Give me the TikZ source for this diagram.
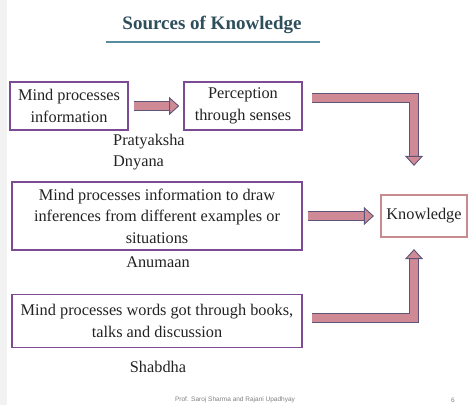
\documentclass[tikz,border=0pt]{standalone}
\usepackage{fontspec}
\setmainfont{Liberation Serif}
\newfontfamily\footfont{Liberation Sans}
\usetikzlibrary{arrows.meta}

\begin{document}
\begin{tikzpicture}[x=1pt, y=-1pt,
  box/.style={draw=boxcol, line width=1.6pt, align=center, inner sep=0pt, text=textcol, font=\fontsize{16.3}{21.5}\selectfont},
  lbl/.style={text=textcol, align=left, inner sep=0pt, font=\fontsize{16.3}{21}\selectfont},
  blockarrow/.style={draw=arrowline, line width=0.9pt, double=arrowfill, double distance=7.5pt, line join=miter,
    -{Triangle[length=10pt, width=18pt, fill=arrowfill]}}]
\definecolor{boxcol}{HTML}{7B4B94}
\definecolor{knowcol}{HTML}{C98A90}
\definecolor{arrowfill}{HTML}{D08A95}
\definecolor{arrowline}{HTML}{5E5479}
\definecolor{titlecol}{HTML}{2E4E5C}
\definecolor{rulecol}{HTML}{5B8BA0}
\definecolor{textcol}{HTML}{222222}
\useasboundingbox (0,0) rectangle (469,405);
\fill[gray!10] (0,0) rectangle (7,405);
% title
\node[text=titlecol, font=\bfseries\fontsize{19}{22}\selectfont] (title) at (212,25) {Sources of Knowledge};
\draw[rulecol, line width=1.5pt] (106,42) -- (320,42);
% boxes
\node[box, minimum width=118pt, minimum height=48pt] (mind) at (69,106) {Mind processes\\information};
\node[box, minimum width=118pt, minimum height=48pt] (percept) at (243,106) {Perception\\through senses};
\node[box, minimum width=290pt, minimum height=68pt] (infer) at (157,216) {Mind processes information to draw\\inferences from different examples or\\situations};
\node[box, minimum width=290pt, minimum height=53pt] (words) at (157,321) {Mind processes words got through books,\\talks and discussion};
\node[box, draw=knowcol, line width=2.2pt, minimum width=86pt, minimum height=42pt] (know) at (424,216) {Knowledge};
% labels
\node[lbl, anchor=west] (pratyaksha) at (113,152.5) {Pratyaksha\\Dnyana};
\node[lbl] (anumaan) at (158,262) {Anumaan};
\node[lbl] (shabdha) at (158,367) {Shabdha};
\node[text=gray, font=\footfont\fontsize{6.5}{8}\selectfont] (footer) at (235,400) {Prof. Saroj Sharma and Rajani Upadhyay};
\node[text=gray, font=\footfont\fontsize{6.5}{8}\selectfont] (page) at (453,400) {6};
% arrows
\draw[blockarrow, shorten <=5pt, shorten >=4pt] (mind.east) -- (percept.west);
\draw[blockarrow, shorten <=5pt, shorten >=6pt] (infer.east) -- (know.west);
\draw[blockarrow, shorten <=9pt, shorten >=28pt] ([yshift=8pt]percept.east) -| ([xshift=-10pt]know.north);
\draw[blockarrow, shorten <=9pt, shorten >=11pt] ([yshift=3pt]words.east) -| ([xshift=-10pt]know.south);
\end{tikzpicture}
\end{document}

::::::

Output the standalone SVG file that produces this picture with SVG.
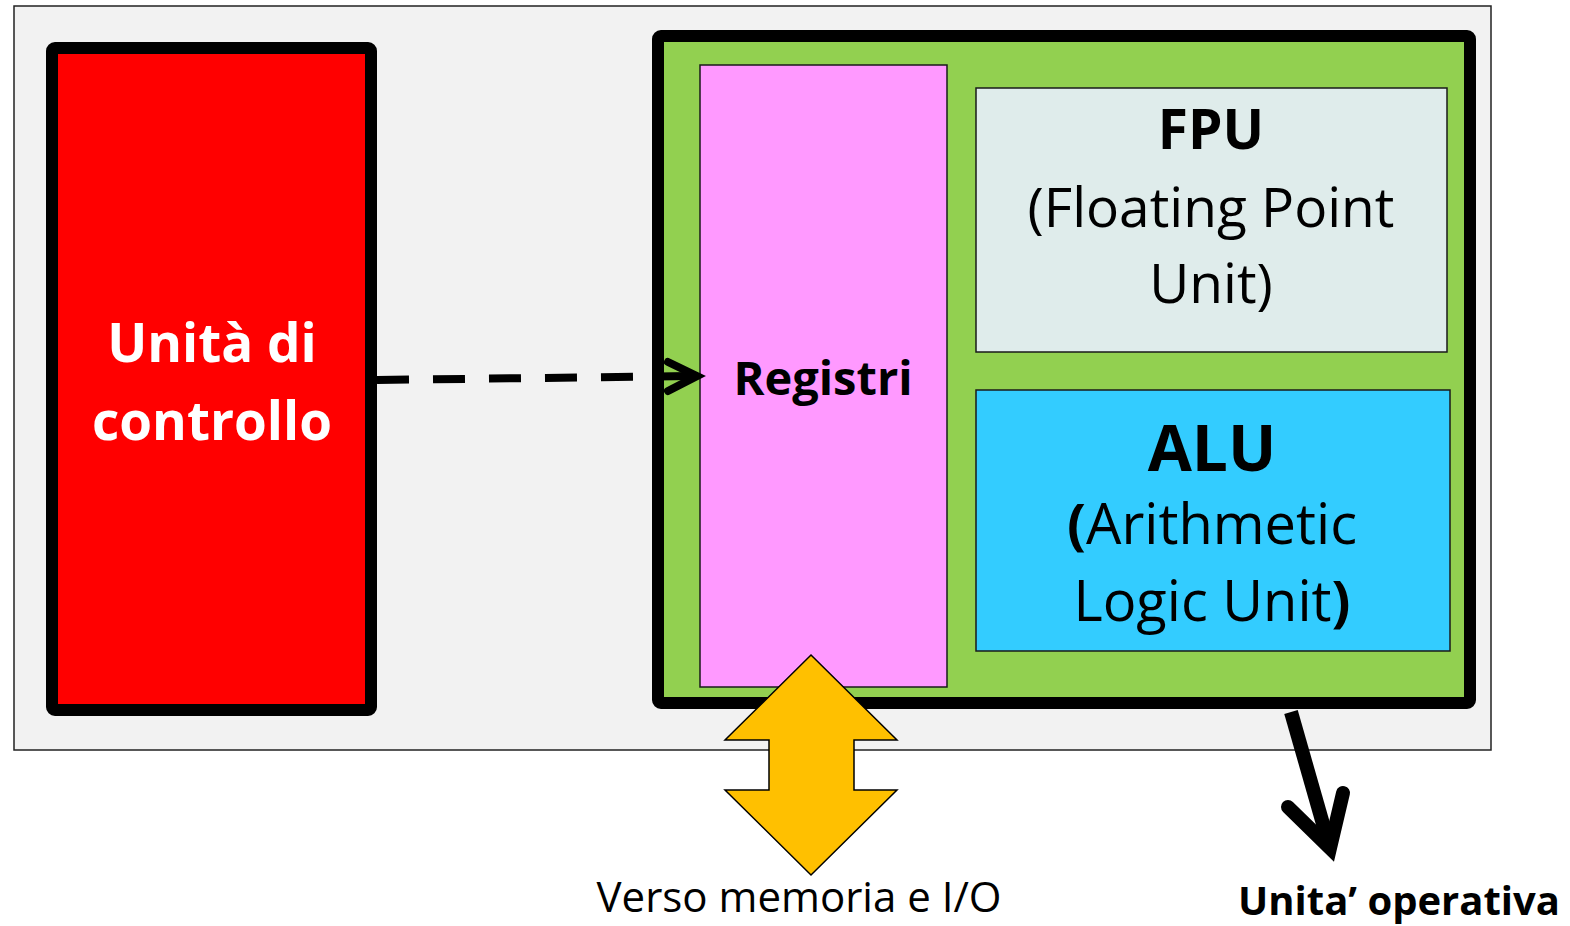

::::::

Gather each line of the listing containing the word "this" and show it.

Give me the TikZ source for this diagram.
Output the standalone SVG file that produces this picture with SVG.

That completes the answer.